孤独と、それを認めたくないプライド
『B・Fとわたし』の主人公は、70歳の女性である。本人は声に自信があるらしく、「声だけは若い女だ」と自分では思っている。家具のセールスマンなどにもよく言い寄られるらしい。言い寄られることが多い、と自分では思っているのだ。主人公は、トイレの床を張り替えてほしいと業者に電話をかける。そしてやってきた業者の男がタイトルの「B・F」だ。2人の会話はまるで20代の男女が出会ってこれから恋愛に発展していくような口ぶりだが、実際は70歳の高齢女性とトイレの床を張り替える業者である。そのことに最後に気づき、少ししんみりする。
だけどルシア・ベルリンは、「若い女」のように振る舞う主人公を冷笑しているわけではおそらくない。きっと、誰しもが直面せざるを得ない孤独と、それを認めたくない無意識のプライドのようなものが、『B・Fとわたし』には書かれている。

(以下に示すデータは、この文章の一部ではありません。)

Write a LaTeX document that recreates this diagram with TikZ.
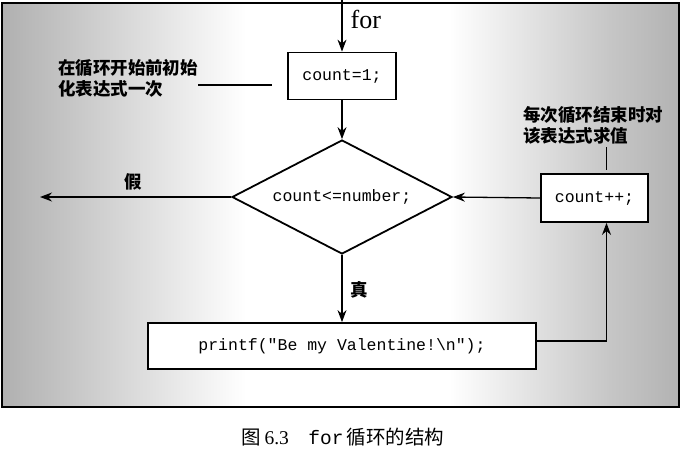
\documentclass[tikz,border=0pt]{standalone}
\usepackage{fontspec}
\setmainfont{Liberation Serif}
\setmonofont{Liberation Mono}
\newfontfamily\cjk{Noto Sans CJK SC}
\usetikzlibrary{shapes.geometric,arrows.meta}
\colorlet{pnlleft}{gray!62}
\colorlet{pnlright}{gray!60}
\pgfdeclarehorizontalshading{panelshade}{100bp}{color(0bp)=(pnlleft); color(25bp)=(pnlleft); color(30bp)=(gray!45); color(43bp)=(white); color(58bp)=(white); color(70bp)=(gray!45); color(75bp)=(pnlright); color(100bp)=(pnlright)}
\begin{document}
\begin{tikzpicture}[x=1pt, y=-1pt,
  codebox/.style={draw, line width=1.8pt, fill=white, inner sep=0pt, font=\ttfamily\fontsize{16.5}{20}\selectfont},
  testbox/.style={codebox, diamond, aspect=2, minimum width=220pt, minimum height=114pt},
  flow/.style={line width=1.3pt, -{Stealth[length=12pt, width=9pt]}},
  note/.style={font=\cjk\bfseries\fontsize{17.5}{21}\selectfont, align=left, inner sep=0pt},
  lbl/.style={font=\cjk\bfseries\fontsize{17.5}{21}\selectfont, inner sep=0pt}]
  \useasboundingbox (0,0) rectangle (686,448);
  \shade[shading=panelshade] (2,3) rectangle (679,407);
  \draw[line width=1.6pt] (2,3) rectangle (679,407);
  % flow chart
  \coordinate (forin) at (342,0);
  \node[codebox, minimum width=108pt, minimum height=47pt] (init) at (342,76) {count=1;};
  \node[testbox] (test) at (342,197) {count<=number;};
  \node[codebox, minimum width=107pt, minimum height=48pt] (update) at (594.5,198) {count++;};
  \node[codebox, minimum width=388pt, minimum height=46pt] (body) at (342,346) {printf("Be my Valentine!\textbackslash n");};
  \coordinate (exit) at (40,197);
  \draw[flow] (forin) -- node[right=8pt, pos=0.38, font=\fontsize{26}{28}\selectfont, inner sep=0pt] {for} (init.north);
  \draw[flow] (init.south) -- (test.north);
  \draw[flow] (test.south) -- node[lbl, right=8pt, pos=0.52] {真} (body.north);
  \draw[flow] (test.west) -- node[lbl, above=6pt, pos=0.51] {假} (exit);
  \draw[flow] (update.west) -- (test.east);
  \draw[flow] ([yshift=5pt]body.east) -| ([xshift=12pt]update.south);
  % notes
  \node[note] (initnote) at (128,78) {在循环开始前初始\\化表达式一次};
  \coordinate (initpt) at (272,85);
  \draw[line width=1.3pt] (initnote.east |- initpt) -- (initpt);
  \node[note] (updnote) at (593,125) {每次循环结束时对\\该表达式求值};
  \coordinate (updpt) at (606.5,170);
  \draw[line width=1.3pt] (updnote.south -| updpt) ++(0,3) -- (updpt);
  % caption
  \node[font=\fontsize{19.5}{22}\selectfont, inner sep=0pt] (caption) at (343,437) {{\cjk 图}\,6.3\quad{\ttfamily for}\,{\cjk 循环的结构}};
\end{tikzpicture}
\end{document}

『すべての月、すべての年』を読むと、寂しさはすぐそこにあるものなんだな、という感じがする。それは肩こりのようなもので、完全に解消するのはなかなか難しい。たまにストレッチをしたり、温かいお風呂に入ったり、筋トレを頑張ったりすると少しは良くなるだろう。でもデスクワークをすればまた逆戻りだ。ただ「そういうもの」だと思って付き合うと、逆に、少しラクになったりしないだろうか?
ルシア・ベルリンの短編は、肩こりのように付きまとう寂しさを、ポジティブな意味で諦めさせてくれる気がする。